Não, o que aqui me traz é muito mais importante do que tudo isso, só tendo paralelo na generosidade do Victor. E o Carlos irmão que me perdoe com toda a sua simpatia.
Porque o que é mesmo importante aqui ficar escrito, e os meus amigos que me desculpem, a começar pelo José Manuel, o Rui e o Luís, que já cá não estão, é que o Victor, que é igualmente um amigo, é o maior português de Macau desde os tempos do Camilo Pessanha. Isto tinha de ficar escrito.
E isto é tão rigoroso quanto a minha saudade pela Mélita, a minha paixão pela música do Brel, o encanto pela Loren, pela poesia do Fernando, a escrita do José ou do António, ou a minha paixão pela ternura da M.T. e os meus amigos.
O Victor é uma espécie de Serge Gainsbourg que fala português.
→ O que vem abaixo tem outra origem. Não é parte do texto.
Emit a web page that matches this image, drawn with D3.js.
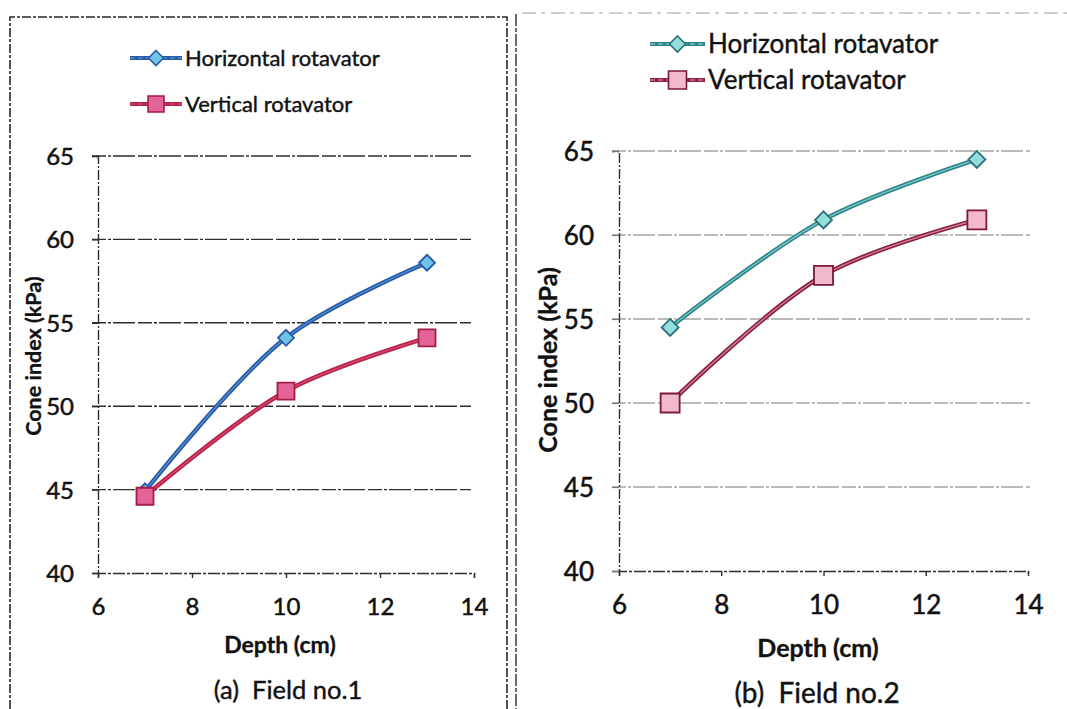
<!DOCTYPE html>
<html>
<head>
<meta charset="utf-8">
<script src="https://cdn.jsdelivr.net/npm/d3@7"></script>
<style>
  html, body { margin: 0; padding: 0; background: #ffffff; }
  svg { display: block; font-family: Lato, "Open Sans", sans-serif; }
</style>
</head>
<body>
<svg id="chart" width="1067" height="709"></svg>
<script>
// Cone index vs depth for two rotavator types in two fields
const depths = [7, 10, 13];
const field1Horizontal = [44.9, 54.1, 58.6];
const field1Vertical = [44.6, 50.9, 54.1];
const field2Horizontal = [54.5, 60.9, 64.5];
const field2Vertical = [50.0, 57.6, 60.9];
const seriesNames = ["Horizontal rotavator", "Vertical rotavator"];
const xTicks = [6, 8, 10, 12, 14];
const yTicks = [40, 45, 50, 55, 60, 65];
const xDomain = [6, 14];
const yDomain = [40, 65];
const captions = ["(a)  Field no.1", "(b)  Field no.2"];
const xTitle = "Depth (cm)";
const yTitle = "Cone index (kPa)";

const svg = d3.select("#chart");

// Panel frames (dashed, as printed)
const frame = svg.append("g").attr("fill", "none");
frame.append("path").attr("d", "M10,709 V17 H507 V709")
  .attr("stroke", "#2a2a2a").attr("stroke-width", 1.6).attr("stroke-dasharray", "9,2,3,2");
frame.append("line").attr("x1", 516).attr("x2", 516).attr("y1", 14).attr("y2", 709)
  .attr("stroke", "#2a2a2a").attr("stroke-width", 1.4).attr("stroke-dasharray", "12,2,4,2");
frame.append("line").attr("x1", 522).attr("x2", 1067).attr("y1", 13).attr("y2", 13)
  .attr("stroke", "#a0a0a0").attr("stroke-width", 1.2).attr("stroke-dasharray", "14,5,4,6");

const panels = [
  {
    x0: 98, x1: 474, y0: 573, y1: 156,
    gridLeft: 92, gridRight: 471, gridColor: "#2e2e2e", gridWidth: 1.4,
    tickLabelRight: 74, xLabelY: 607, tickSize: 24,
    yTitleX: 33, yTitleY: 356, yTitleSize: 21.5,
    xTitleX: 280, xTitleY: 645, xTitleSize: 23,
    captionX: 288, captionY: 690, captionSize: 25.5, caption: captions[0],
    legendX: 130, legendTextX: 185, legendY: [58, 104], legendSize: 22,
    series: [
      { values: field1Horizontal, marker: "diamond", outer: "#2a5aa6", inner: "#5aa0d8", fill: "#70c4ea", edge: "#2a5aa6", size: 16 },
      { values: field1Vertical, marker: "square", outer: "#b52348", inner: "#e0507a", fill: "#e4649a", edge: "#a41d43", size: 17 }
    ]
  },
  {
    x0: 619, x1: 1028, y0: 571, y1: 151,
    gridLeft: 612, gridRight: 1030, gridColor: "#777777", gridWidth: 1.2,
    tickLabelRight: 594, xLabelY: 605, tickSize: 26,
    yTitleX: 548, yTitleY: 360, yTitleSize: 25,
    xTitleX: 818, xTitleY: 648, xTitleSize: 25,
    captionX: 817, captionY: 693, captionSize: 28, caption: captions[1],
    legendX: 650, legendTextX: 708, legendY: [44, 80], legendSize: 26,
    series: [
      { values: field2Horizontal, marker: "diamond", outer: "#2f8388", inner: "#8cdcdc", fill: "#92dede", edge: "#2c7076", size: 17 },
      { values: field2Vertical, marker: "square", outer: "#8a1f3c", inner: "#e3a0b6", fill: "#f2b8cc", edge: "#7a1a34", size: 19 }
    ]
  }
];

function markerPath(type, s) {
  const h = s / 2;
  if (type === "diamond") return `M0,${-h}L${h},0L0,${h}L${-h},0Z`;
  return `M${-h},${-h}H${h}V${h}H${-h}Z`;
}

// Slightly heavier text, as in the printed figure
function ink(sel, w) {
  return sel.attr("fill", "#111").attr("stroke", "#111").attr("stroke-width", w).attr("paint-order", "stroke");
}

panels.forEach(p => {
  const x = d3.scaleLinear().domain(xDomain).range([p.x0, p.x1]);
  const y = d3.scaleLinear().domain(yDomain).range([p.y0, p.y1]);
  const g = svg.append("g");

  // Horizontal gridlines
  g.append("g").selectAll("line").data(yTicks.slice(1)).join("line")
    .attr("x1", p.gridLeft).attr("x2", p.gridRight)
    .attr("y1", d => y(d)).attr("y2", d => y(d))
    .attr("stroke", p.gridColor).attr("stroke-width", p.gridWidth)
    .attr("stroke-dasharray", "14,2,3,2,22,3");

  // Y axis
  const yAxis = g.append("g").attr("transform", `translate(${p.x0},0)`)
    .call(d3.axisLeft(y).tickValues(yTicks).tickSize(p.x0 - p.gridLeft).tickPadding(0).tickFormat(d3.format("d")));
  yAxis.select(".domain").attr("stroke", "#2e2e2e").attr("stroke-width", 1.4).attr("stroke-dasharray", "10,2,2,2");
  yAxis.selectAll(".tick line").attr("stroke", p.gridColor).attr("stroke-width", p.gridWidth);
  ink(yAxis.selectAll(".tick text")
    .attr("x", p.tickLabelRight - p.x0).attr("dy", "0.35em")
    .attr("font-size", p.tickSize).attr("font-family", "Lato, sans-serif"), 0.5);

  // X axis
  const xAxis = g.append("g").attr("transform", `translate(0,${p.y0})`)
    .call(d3.axisBottom(x).tickValues(xTicks).tickSize(5).tickSizeOuter(5).tickFormat(d3.format("d")));
  xAxis.select(".domain").attr("stroke", "#2e2e2e").attr("stroke-width", 1.4).attr("stroke-dasharray", "12,2,3,2");
  xAxis.selectAll(".tick line").attr("stroke", "#2e2e2e").attr("stroke-width", 1.4);
  ink(xAxis.selectAll(".tick text")
    .attr("y", p.xLabelY - p.y0).attr("dy", "0.35em")
    .attr("font-size", p.tickSize).attr("font-family", "Lato, sans-serif"), 0.5);

  // Axis titles and caption
  ink(g.append("text").text(yTitle)
    .attr("transform", `translate(${p.yTitleX},${p.yTitleY}) rotate(-90)`)
    .attr("text-anchor", "middle").attr("dy", "0.35em")
    .attr("font-size", p.yTitleSize).attr("font-weight", 700), 0.3);
  ink(g.append("text").text(xTitle)
    .attr("x", p.xTitleX).attr("y", p.xTitleY).attr("dy", "0.35em")
    .attr("text-anchor", "middle").attr("font-size", p.xTitleSize).attr("font-weight", 700), 0.3);
  ink(g.append("text").text(p.caption)
    .attr("x", p.captionX).attr("y", p.captionY).attr("dy", "0.35em")
    .attr("text-anchor", "middle").attr("font-size", p.captionSize)
    .attr("xml:space", "preserve").style("white-space", "pre"), 0.4);

  // Series lines (smoothed) and markers
  const line = d3.line().x(d => x(d.x)).y(d => y(d.y)).curve(d3.curveCatmullRom.alpha(0.5));
  p.series.forEach(s => {
    const pts = depths.map((d, i) => ({ x: d, y: s.values[i] }));
    g.append("path").datum(pts).attr("d", line)
      .attr("fill", "none").attr("stroke", s.outer).attr("stroke-width", 4.5).attr("stroke-linecap", "round");
    g.append("path").datum(pts).attr("d", line)
      .attr("fill", "none").attr("stroke", s.inner).attr("stroke-width", 1.2).attr("stroke-opacity", 0.8);
  });
  p.series.forEach(s => {
    const pts = depths.map((d, i) => ({ x: d, y: s.values[i] }));
    g.append("g").selectAll("path").data(pts).join("path")
      .attr("transform", d => `translate(${x(d.x)},${y(d.y)})`)
      .attr("d", markerPath(s.marker, s.size))
      .attr("fill", s.fill).attr("stroke", s.edge).attr("stroke-width", 1.8);
  });

  // Legend
  const lg = g.append("g");
  p.series.forEach((s, i) => {
    const ly = p.legendY[i];
    const lx1 = p.legendX, lx2 = p.legendTextX - 3;
    lg.append("line").attr("x1", lx1).attr("x2", lx2).attr("y1", ly).attr("y2", ly)
      .attr("stroke", s.outer).attr("stroke-width", 4);
    lg.append("line").attr("x1", lx1).attr("x2", lx2).attr("y1", ly).attr("y2", ly)
      .attr("stroke", s.inner).attr("stroke-width", 1.2).attr("stroke-dasharray", "5,3");
    lg.append("path").attr("transform", `translate(${(lx1 + lx2) / 2},${ly})`)
      .attr("d", markerPath(s.marker, s.size - 1))
      .attr("fill", s.fill).attr("stroke", s.edge).attr("stroke-width", 1.6);
    ink(lg.append("text").text(seriesNames[i])
      .attr("x", p.legendTextX).attr("y", ly).attr("dy", "0.35em")
      .attr("font-size", p.legendSize), 0.4);
  });
});
</script>
</body>
</html>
Sabe rir em chinês e ainda pisca o olho aos amigos.
Não falo nelas porque nisso ele é como eu, e eu não sei quem é a sua Jane Birkin. Não temos tempo para lhes piscar os olhos porque gostamos de os ter bem abertos quando mergulhamos no seu olhar. E nos perdemos até reencontrarmos o caminho de volta.
Tirando isso, que acima ficou escrito para memória futura, recomendo-vos que façam uma visita à Catarina Cottinelli e à Casa Garden.
Certamente que já não encontrarão por lá a Amélia, nem o Carlos, que têm outras vidas, e já fizeram o seu trabalho, como outros também o fizeram, a partir do Porto, para trazerem, e entregarem, verdade seja dita, o Victor a Portugal e aos portugueses.
E uma vez mais, no mesmo dia em que Portugal estraçalhou os nossos amigos turcos em Dortmund, sob a batuta de um inspirado capitão, recomendo-vos a liberdade, o olhar, a generosidade, o encanto e a serenidade de um português de Macau.
Português como nós. Quer dizer, um bocadinho maior do que nós.
Coisas que todos os milionários querem comprar, mas que só está ao alcance de espíritos superiores.
De génios na sua arte. De talentos que não se mercadejam. De gente como o Victor.
Saravah, Victor. A bênção, Senhor.
P.S. Fez bem em estar presente o cônsul-geral de Portugal, Alexandre Leitão. Amanhã, provavelmente, será também caricaturado. Como muitos outros o foram. Mas só os imbecis não são suficentemente inteligentes para não se rirem da sua própria caricatura.